**Work required:** An exact copy of all the data is required, with pictures left out.

+--

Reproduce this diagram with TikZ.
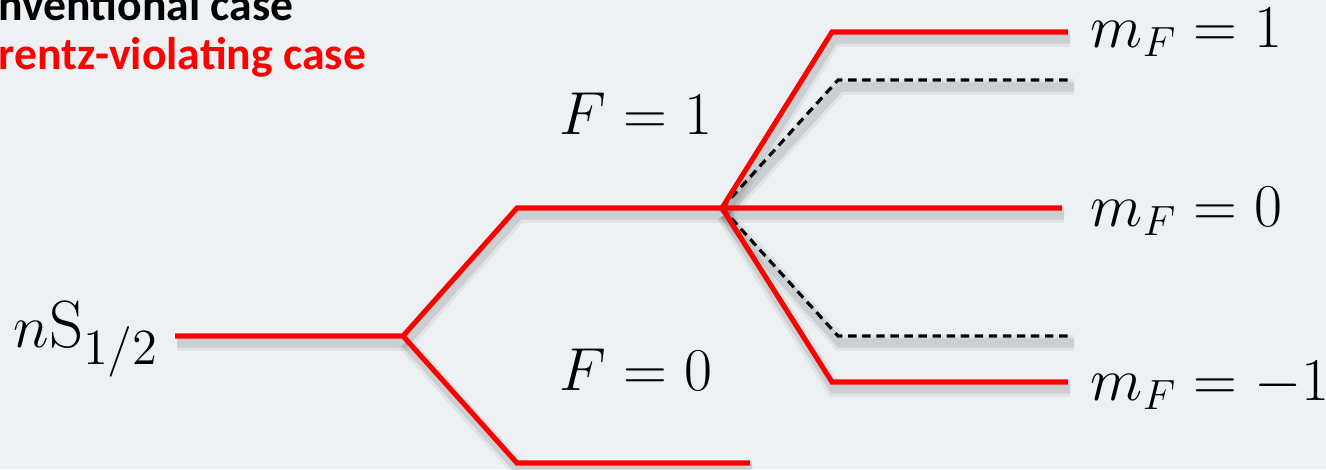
\documentclass[tikz,border=0pt]{standalone}
\usepackage{fontspec}
\newfontfamily\calibri{Carlito}
\usetikzlibrary{positioning,calc}
\definecolor{paper}{HTML}{EDF1F4}
\definecolor{lvred}{HTML}{FF0000}

\tikzset{
  redlevel/.style={draw=lvred,line width=1.45pt},
  dashlevel/.style={draw=black,line width=0.9pt,dash pattern=on 2.4pt off 1.6pt},
  lvshadow/.style={draw=black,line width=2.6pt,opacity=.12,transform canvas={xshift=0.02cm,yshift=-0.07cm}},
  lvlabel/.style={font=\fontsize{18}{20}\selectfont,inner sep=0pt},
}

\begin{document}
\begin{tikzpicture}[x=0.01cm,y=-0.01cm,font=\fontsize{13}{15}\selectfont]
\fill[paper] (0,0) rectangle (1326,469);
\useasboundingbox (0,0) rectangle (1326,469);

% legend (cut at the page edge)
\node[anchor=base west,inner sep=0pt,font=\fontsize{13}{15}\calibri\bfseries] (conv) at (-2,20) {nventional case};
\node[anchor=base west,inner sep=0pt,font=\fontsize{13}{15}\calibri\bfseries,text=lvred] (lorv) at (-2,69) {rentz-violating case};

% level points
\coordinate (s0) at (175,336);
\coordinate (s1) at (403,336);
\coordinate (f1a) at (517,208);
\coordinate (f1b) at (722,208);
\coordinate (f0a) at (517,463);
\coordinate (f0b) at (750,463);
\coordinate (mpa) at (832,32);
\coordinate (mpb) at (1068,32);
\coordinate (mzb) at (1062,208);
\coordinate (mma) at (832,382);
\coordinate (mmb) at (1068,382);
\coordinate (dpa) at (838,80);
\coordinate (dpb) at (1072,80);
\coordinate (dma) at (838,336);
\coordinate (dmb) at (1072,336);

% soft shadows
\foreach \w/\o in {4.5pt/.05,2.6pt/.09}{
  \draw[lvshadow,line width=\w,opacity=\o] (s0) -- (s1) -- (f1a) -- (f1b) -- (mzb);
  \draw[lvshadow,line width=\w,opacity=\o] (s1) -- (f0a) -- (f0b);
  \draw[lvshadow,line width=\w,opacity=\o] (f1b) -- (mpa) -- (mpb);
  \draw[lvshadow,line width=\w,opacity=\o] (f1b) -- (mma) -- (mmb);
  \draw[lvshadow,line width=\w,opacity=\o] (f1b) -- (dpa) -- (dpb);
  \draw[lvshadow,line width=\w,opacity=\o] (f1b) -- (dma) -- (dmb);
}

% conventional sublevels
\draw[dashlevel] (f1b) -- (dpa) -- (dpb);
\draw[dashlevel] (f1b) -- (dma) -- (dmb);

% Lorentz-violating levels
\draw[redlevel] (s0) -- (s1) -- (f1a) -- (f1b) -- (mzb);
\draw[redlevel] (s1) -- (f0a) -- (f0b);
\draw[redlevel] (f1b) -- (mpa) -- (mpb);
\draw[redlevel] (f1b) -- (mma) -- (mmb);

% labels
\node[lvlabel,anchor=east,font=\fontsize{19}{21}\selectfont] (ns) at ($(s0)+(-15,3)$) {$n\mathrm{S}_{1/2}$};
\node[lvlabel] (fone) at (636,114) {$F=1$};
\node[lvlabel] (fzero) at (636,370) {$F=0$};
\node[lvlabel,anchor=west] (mfp) at ($(mpb)+(22,0)$) {$m_F=1$};
\node[lvlabel,anchor=west] (mfz) at ($(mzb)+(28,3)$) {$m_F=0$};
\node[lvlabel,anchor=west] (mfm) at ($(mmb)+(22,3)$) {$m_F=-1$};
\end{tikzpicture}
\end{document}
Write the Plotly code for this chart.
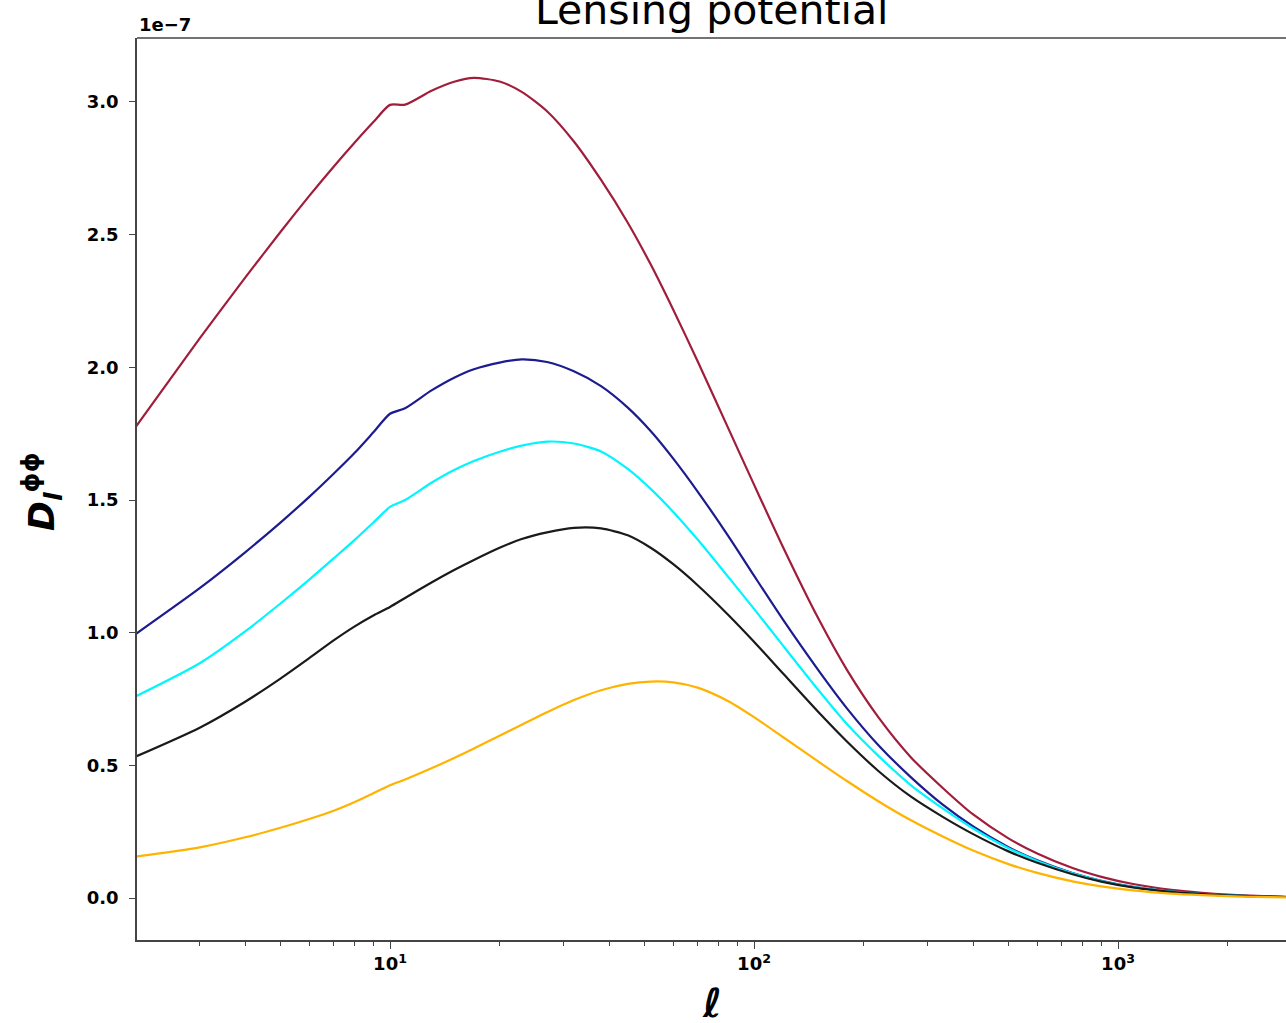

+--

**Response:**
Reproduce this diagram with TikZ.
\documentclass[tikz,border=0pt]{standalone}
\usepackage{fontspec}
\newfontfamily\calibri{Carlito}
\usetikzlibrary{positioning,calc}
\definecolor{paper}{HTML}{EDF1F4}
\definecolor{lvred}{HTML}{FF0000}

\tikzset{
  redlevel/.style={draw=lvred,line width=1.45pt},
  dashlevel/.style={draw=black,line width=0.9pt,dash pattern=on 2.4pt off 1.6pt},
  lvshadow/.style={draw=black,line width=2.6pt,opacity=.12,transform canvas={xshift=0.02cm,yshift=-0.07cm}},
  lvlabel/.style={font=\fontsize{18}{20}\selectfont,inner sep=0pt},
}

\begin{document}
\begin{tikzpicture}[x=0.01cm,y=-0.01cm,font=\fontsize{13}{15}\selectfont]
\fill[paper] (0,0) rectangle (1326,469);
\useasboundingbox (0,0) rectangle (1326,469);

% legend (cut at the page edge)
\node[anchor=base west,inner sep=0pt,font=\fontsize{13}{15}\calibri\bfseries] (conv) at (-2,20) {nventional case};
\node[anchor=base west,inner sep=0pt,font=\fontsize{13}{15}\calibri\bfseries,text=lvred] (lorv) at (-2,69) {rentz-violating case};

% level points
\coordinate (s0) at (175,336);
\coordinate (s1) at (403,336);
\coordinate (f1a) at (517,208);
\coordinate (f1b) at (722,208);
\coordinate (f0a) at (517,463);
\coordinate (f0b) at (750,463);
\coordinate (mpa) at (832,32);
\coordinate (mpb) at (1068,32);
\coordinate (mzb) at (1062,208);
\coordinate (mma) at (832,382);
\coordinate (mmb) at (1068,382);
\coordinate (dpa) at (838,80);
\coordinate (dpb) at (1072,80);
\coordinate (dma) at (838,336);
\coordinate (dmb) at (1072,336);

% soft shadows
\foreach \w/\o in {4.5pt/.05,2.6pt/.09}{
  \draw[lvshadow,line width=\w,opacity=\o] (s0) -- (s1) -- (f1a) -- (f1b) -- (mzb);
  \draw[lvshadow,line width=\w,opacity=\o] (s1) -- (f0a) -- (f0b);
  \draw[lvshadow,line width=\w,opacity=\o] (f1b) -- (mpa) -- (mpb);
  \draw[lvshadow,line width=\w,opacity=\o] (f1b) -- (mma) -- (mmb);
  \draw[lvshadow,line width=\w,opacity=\o] (f1b) -- (dpa) -- (dpb);
  \draw[lvshadow,line width=\w,opacity=\o] (f1b) -- (dma) -- (dmb);
}

% conventional sublevels
\draw[dashlevel] (f1b) -- (dpa) -- (dpb);
\draw[dashlevel] (f1b) -- (dma) -- (dmb);

% Lorentz-violating levels
\draw[redlevel] (s0) -- (s1) -- (f1a) -- (f1b) -- (mzb);
\draw[redlevel] (s1) -- (f0a) -- (f0b);
\draw[redlevel] (f1b) -- (mpa) -- (mpb);
\draw[redlevel] (f1b) -- (mma) -- (mmb);

% labels
\node[lvlabel,anchor=east,font=\fontsize{19}{21}\selectfont] (ns) at ($(s0)+(-15,3)$) {$n\mathrm{S}_{1/2}$};
\node[lvlabel] (fone) at (636,114) {$F=1$};
\node[lvlabel] (fzero) at (636,370) {$F=0$};
\node[lvlabel,anchor=west] (mfp) at ($(mpb)+(22,0)$) {$m_F=1$};
\node[lvlabel,anchor=west] (mfz) at ($(mzb)+(28,3)$) {$m_F=0$};
\node[lvlabel,anchor=west] (mfm) at ($(mmb)+(22,3)$) {$m_F=-1$};
\end{tikzpicture}
\end{document}
Write the Plotly code for this chart.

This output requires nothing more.